Sunday, October 5, 2008
Reply to Barry's 7C
I feel that Barry’s notion that the narrator of “7C” is crazy is quite accurate. I found myself contemplating throughout the entire story over the question of whether he was actually crazy or just a little too obsessed with scientific premonitions; but after the ending I obviously sided with insanity. Drawing from his compulsive demeanor, I was able to gather that something was not quite right with the narrator, but I just couldn’t pinpoint what. When we finally learn that he is the only one who can really see any of the scars and fears an impending mass catastrophe as their result, it became clear that something was obviously wrong with the narrator. Could his obsession with scientific explanations driven him mad? Or was it the fact that he may have known that his wife was cheating on him with his best friend? Although we never find out the true source of his insanity, I would probably bank on a combination of both of these factors playing a role in the narrator’s eventual demise.

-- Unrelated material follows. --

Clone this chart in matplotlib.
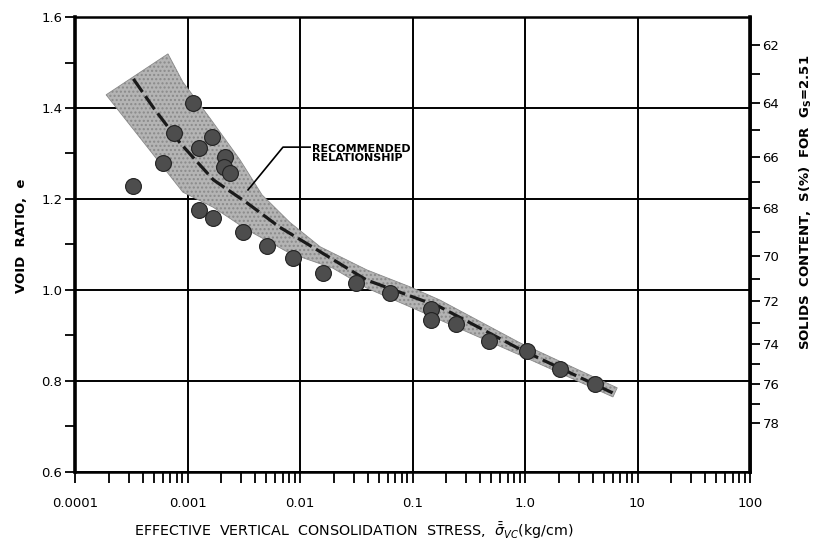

He may not have been initially completely crazy, but when you add the fact that your wife is cheating on you to a heap of other problems, you are sure to teeter on the brink of insanity. I also like Barry’s point that the narrator’s obsession with work has largely consumed all his emotions, leaving him an almost lifeless being. Although he is monotonous in his routines it is clear that he is only going about them because it is so ingrained in his persona. He has no love for his work but almost a desire to apply it in any way possible to everyday life. This mixture of work and reality obviously did not work out for the narrator because we see him eventually moving toward death at the end of the story.